2000 cavaleiros, igualmente enlutados, montavam guarda à casa de Cícero, sempre insultados com soezes injúrias pelos sicários de Clódio. Luculo aconselhava-o a lutar à frente dos seus contra o sacrílego; Catão e Hortêncio, mais ponderados e experientes, admoestavam-no a que não imitasse Catilina; César convidou-o a partir em sua companhia para as Gálias, e, não tendo Cícero aceito seu convite, ficou grandemente ressentido; Pompeu abandonando-o à sua própria sorte, retirando-se para sua casa de campo, pagando, dessa maneira, com a mais crua ingratidão o apoio que o tribuno sempre lhe prestara. Cícero viu-se sozinho e desamparado, ainda que verdadeiras multidões o lamentassem; mas nada podiam fazer por ele. Clódio, da tribuna, acusou-o; o orador não teve outra alternativa senão a de exilar-se voluntariamente.
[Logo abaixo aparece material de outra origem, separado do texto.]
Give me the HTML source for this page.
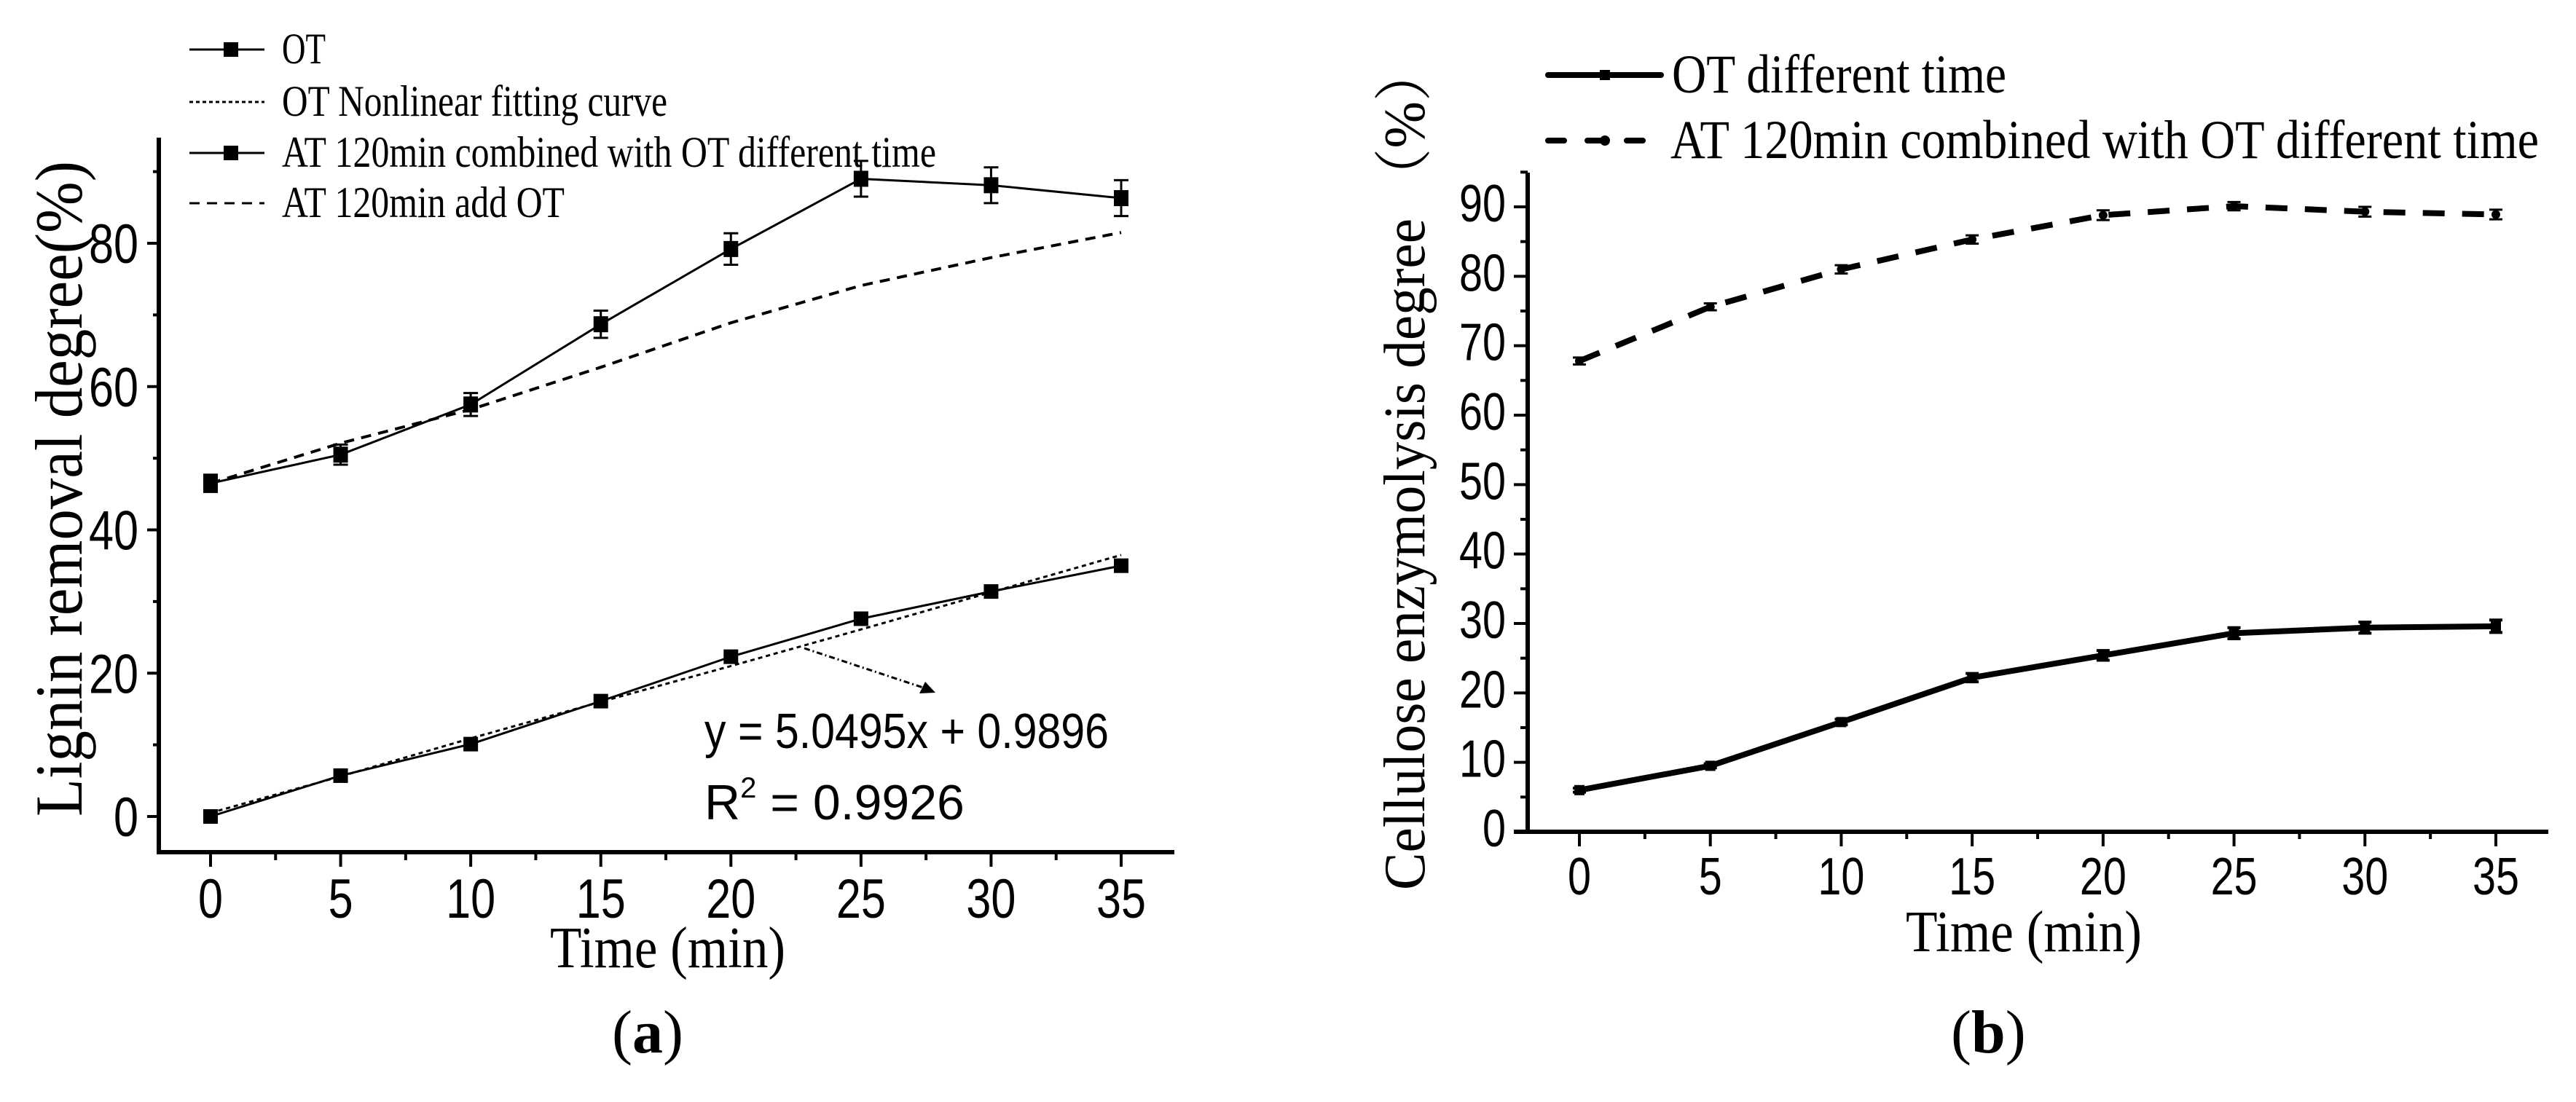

A cidade de Hipônio fechou-lhe as portas; a Sicília igualmente o rechaçou, e finalmente, um Brundísio, cidade e porto da Calábria, no sul da Itália, atual Brindes, o acolheu Lênio Flaco; mas, não se julgando suficientemente seguro, dirigiu-se para a Mísia, província da Ásia Menor, encontrando em Diráquio, atual Durazzo, cordial acolhida. Com o fito de permanecer mais perto da Pátria, dirigiu-se Tessália, onde chorou de desespero; não se suicidou unicamente por receio de ser a sua memória esquecida dos homens. Naquela oportunidade lembrou-lhe o oráculo de Delfos, que, quando da sua estada em Atenas, fora consultar: “Se quiseres a maior glória, hás de seguir não a opinião do povo mas a tua própria natureza”.

João Batista Nunes é psicólogo e acadêmico de Direito.




[1] Texto de acordo com a tradução remida do Latim de Tassilo Orpheu Spalding, in: Clássicos Cultrix, 1964.